As Ray mentioned, on huge amounts of text where the delimiter is present many times the Java split might be the winner.
Is it Split or Spit? :)
It is important to remember that the value pased to Spit should be a regex.
Spit! ;) On a serious note - I did mention the regex-ness of it. Something to keep in mind.
I ran a few tests to compare using "split()" with "listToArray()" when splitting a large string into parts as its something that's going to used again and again in my application.
The source string was 11000 lines of html, and I timed how long it took to do 150000 loops over the same split.
Both took exactly the same amount of time - 49 seconds.
st.split("") should on st="ABC" give you [A,B,C] but in fact it gives you [chr(0),A,B,C]
in js you get [A,B,C] for st.split("") and ["","","",""] for st.split(/./) so be careful if trying to split a string into characters because the first element will be null.

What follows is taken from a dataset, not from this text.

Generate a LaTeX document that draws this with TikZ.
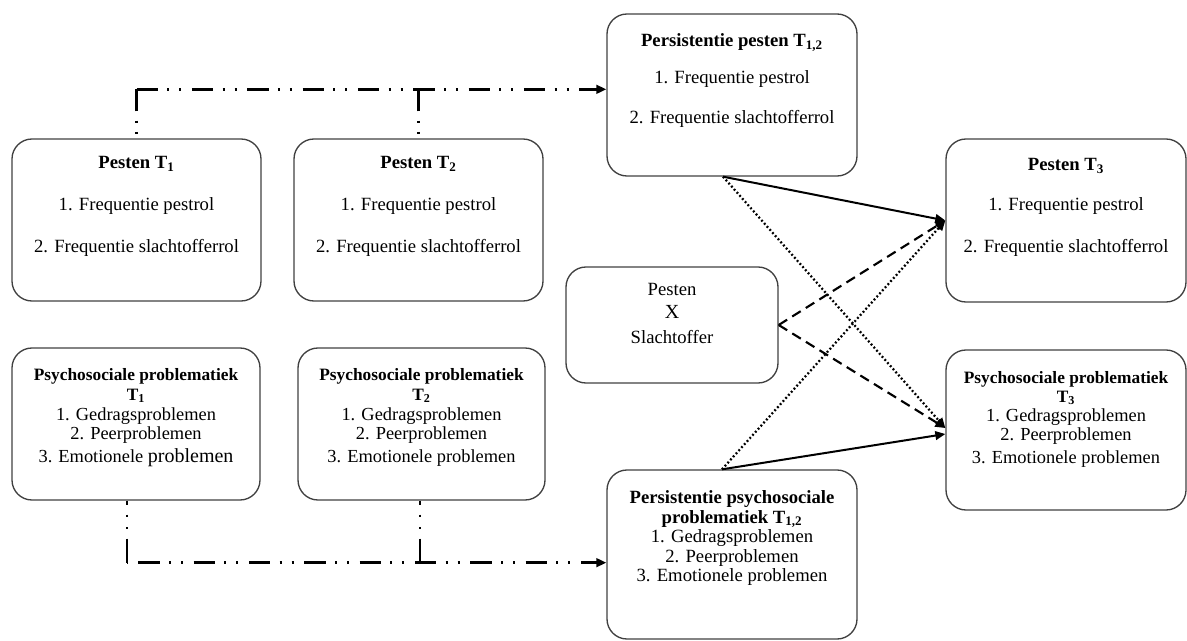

Hi, when i am trying to put a string into a array delimited by "|". It is putting a single character into an array element not the content delimited by "|".
Any help?
Show us the code you used please - use Pastebin or a Gist.
This may seem off topic but I will bring it together at the end:
I am developing a lottery website in cold fusion that outputs combination of 5 numbers for a 5/39 lottery game that adds up to a sum.
Ex. Select sum: 97 with 3 odd and 2 even numbers:
Output:
2 15 20 25 35
7 10 19 29 32
5 9 20 24 39
6 8 15 33 35
5 8 21 27 36
1 12 22 25 37
2 3 21 35 36
3 12 24 25 33
15 16 19 21 26
5 16 20 27 29
9 15 18 27 28
2 12 13 33 37
6 9 18 31 33
3 18 21 26 29
10 15 20 23 29
4 17 18 27 31
7 16 22 23 29
3 16 21 27 30
6 15 21 22 33
12 13 17 26 29
A database with tables organized by sum supplies the results and I use modulo to filter the odd and even results. Ex. num1 + num2 + ... = 0, EVEN | num1 + num2 ... = 1 ODD
My problem is that - now I want a filter that displays only numbers that contain - [0,1,2,3 ] in the result.
Choosing from the above sample list of numbers that equal the sum of 37 - this occurs in these cases:
7 10 19 29 32
10 15 20 23 29
3 16 21 27 30
10 15 20 23 29
Each string of 5 space delimited numbers contain a number from this list [0,1,2,3].
(7 is not in the list but the overall string contains all of the requisite numbers from the list of 0,1,2,3 so the string result still qualifies.)
Ex.
10 - contains a 0 and a 1
19 contains a 1
29 contains a 2
32 contains a I and a 2
etc...
So stating the problem:
Capture the query results in a structure that will allow me to check each string of numbers
for a minimum set of characters in the string and return those delimited string results that contain a number from my list in their make-up [0,1,2,3]
Not sure what is the best way to go to do this?